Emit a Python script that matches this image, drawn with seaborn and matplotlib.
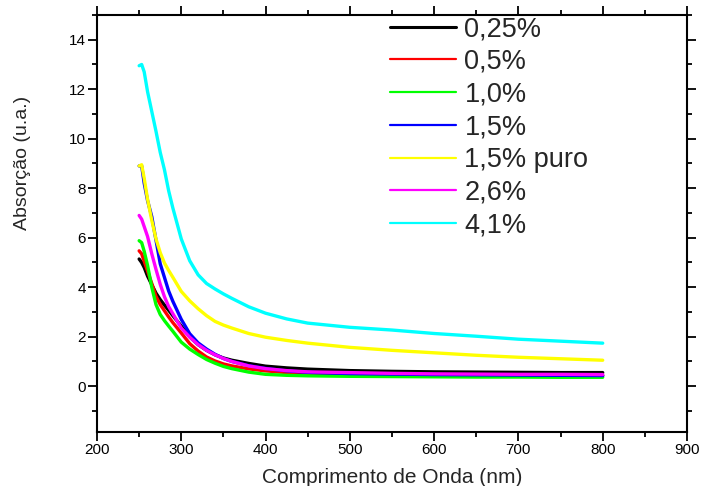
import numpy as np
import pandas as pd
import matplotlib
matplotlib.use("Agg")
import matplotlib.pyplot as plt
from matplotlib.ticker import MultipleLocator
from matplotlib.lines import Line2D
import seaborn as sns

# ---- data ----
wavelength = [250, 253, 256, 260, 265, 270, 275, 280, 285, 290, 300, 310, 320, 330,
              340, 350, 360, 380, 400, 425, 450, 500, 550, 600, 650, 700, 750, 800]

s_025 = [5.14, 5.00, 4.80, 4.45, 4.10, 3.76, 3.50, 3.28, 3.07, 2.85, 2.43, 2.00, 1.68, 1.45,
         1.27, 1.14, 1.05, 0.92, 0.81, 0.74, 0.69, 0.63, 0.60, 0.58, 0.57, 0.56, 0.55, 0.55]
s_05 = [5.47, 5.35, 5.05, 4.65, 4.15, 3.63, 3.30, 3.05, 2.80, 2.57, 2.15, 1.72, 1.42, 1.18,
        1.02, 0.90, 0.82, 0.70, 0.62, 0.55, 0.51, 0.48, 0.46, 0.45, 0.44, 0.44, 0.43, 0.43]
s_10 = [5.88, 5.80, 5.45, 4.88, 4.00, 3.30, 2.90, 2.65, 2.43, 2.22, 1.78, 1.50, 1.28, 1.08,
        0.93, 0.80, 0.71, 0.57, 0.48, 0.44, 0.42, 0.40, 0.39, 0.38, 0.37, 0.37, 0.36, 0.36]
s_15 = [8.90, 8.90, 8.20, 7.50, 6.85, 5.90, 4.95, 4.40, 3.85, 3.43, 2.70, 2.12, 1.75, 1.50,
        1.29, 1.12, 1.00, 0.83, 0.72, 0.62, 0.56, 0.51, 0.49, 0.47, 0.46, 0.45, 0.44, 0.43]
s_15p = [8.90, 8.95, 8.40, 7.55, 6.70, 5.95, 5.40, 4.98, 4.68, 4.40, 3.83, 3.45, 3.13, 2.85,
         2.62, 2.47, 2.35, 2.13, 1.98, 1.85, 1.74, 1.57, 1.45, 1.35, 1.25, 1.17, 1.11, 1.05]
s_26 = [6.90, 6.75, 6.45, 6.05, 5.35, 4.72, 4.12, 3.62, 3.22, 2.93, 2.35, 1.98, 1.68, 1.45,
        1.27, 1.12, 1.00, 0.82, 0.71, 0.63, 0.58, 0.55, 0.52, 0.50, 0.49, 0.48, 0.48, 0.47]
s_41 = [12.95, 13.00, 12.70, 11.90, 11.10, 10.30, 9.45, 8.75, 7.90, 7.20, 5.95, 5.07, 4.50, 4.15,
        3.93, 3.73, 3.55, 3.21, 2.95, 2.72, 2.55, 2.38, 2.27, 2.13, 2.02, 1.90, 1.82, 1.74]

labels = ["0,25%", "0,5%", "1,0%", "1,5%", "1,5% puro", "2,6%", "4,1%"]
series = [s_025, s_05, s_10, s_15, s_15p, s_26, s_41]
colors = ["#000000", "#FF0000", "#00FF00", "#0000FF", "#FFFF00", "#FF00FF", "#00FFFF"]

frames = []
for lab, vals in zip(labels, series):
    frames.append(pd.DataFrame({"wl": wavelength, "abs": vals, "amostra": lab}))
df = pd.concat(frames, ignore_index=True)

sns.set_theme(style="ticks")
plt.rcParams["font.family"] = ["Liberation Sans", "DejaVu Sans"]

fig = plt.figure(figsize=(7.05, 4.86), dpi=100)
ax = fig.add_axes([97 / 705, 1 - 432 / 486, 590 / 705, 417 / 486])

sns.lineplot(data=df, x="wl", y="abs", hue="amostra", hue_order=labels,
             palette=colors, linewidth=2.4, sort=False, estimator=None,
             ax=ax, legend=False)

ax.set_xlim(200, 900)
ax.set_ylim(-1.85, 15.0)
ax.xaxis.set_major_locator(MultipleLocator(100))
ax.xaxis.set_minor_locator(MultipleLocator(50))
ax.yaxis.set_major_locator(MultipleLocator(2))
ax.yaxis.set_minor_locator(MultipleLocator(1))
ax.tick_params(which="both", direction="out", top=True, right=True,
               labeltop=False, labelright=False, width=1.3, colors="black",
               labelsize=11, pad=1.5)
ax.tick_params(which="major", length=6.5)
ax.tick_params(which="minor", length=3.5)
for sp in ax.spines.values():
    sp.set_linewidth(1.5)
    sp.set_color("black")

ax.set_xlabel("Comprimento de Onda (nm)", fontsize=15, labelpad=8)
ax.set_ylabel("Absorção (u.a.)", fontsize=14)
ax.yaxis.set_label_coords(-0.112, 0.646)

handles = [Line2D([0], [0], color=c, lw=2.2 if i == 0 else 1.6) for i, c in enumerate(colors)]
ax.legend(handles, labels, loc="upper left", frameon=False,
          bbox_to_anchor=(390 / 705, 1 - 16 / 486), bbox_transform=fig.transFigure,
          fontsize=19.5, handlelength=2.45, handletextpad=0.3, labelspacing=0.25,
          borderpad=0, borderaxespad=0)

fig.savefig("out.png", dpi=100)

=-=-=-=-=

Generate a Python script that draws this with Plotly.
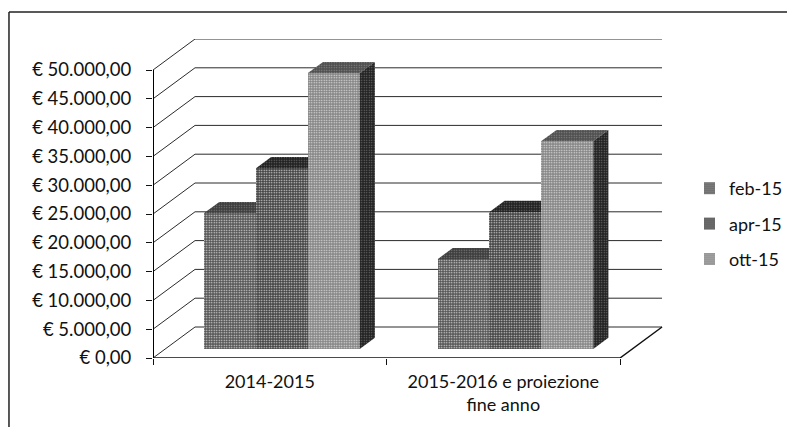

=-=-=-=-=

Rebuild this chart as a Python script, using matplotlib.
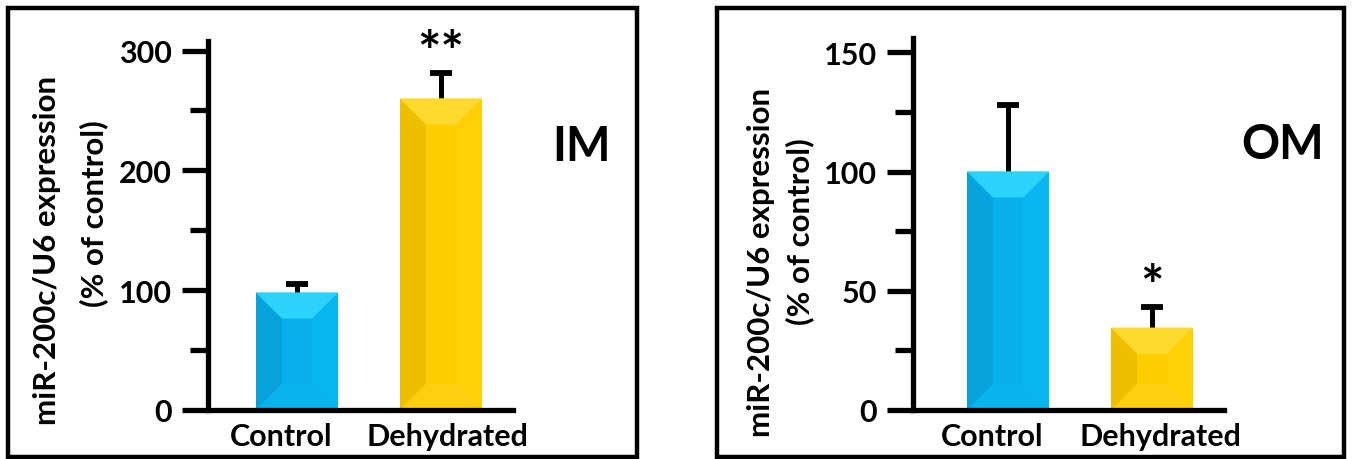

=-=-=-=-=

Looking above, find the stretch of lines that opens with the one holding "Emit a Python" and closes with the one holding "700, 750, 800]". Copy it exactly, pictures excluded.

◆ **Response**
Emit a Python script that matches this image, drawn with seaborn and matplotlib.
import numpy as np
import pandas as pd
import matplotlib
matplotlib.use("Agg")
import matplotlib.pyplot as plt
from matplotlib.ticker import MultipleLocator
from matplotlib.lines import Line2D
import seaborn as sns

# ---- data ----
wavelength = [250, 253, 256, 260, 265, 270, 275, 280, 285, 290, 300, 310, 320, 330,
              340, 350, 360, 380, 400, 425, 450, 500, 550, 600, 650, 700, 750, 800]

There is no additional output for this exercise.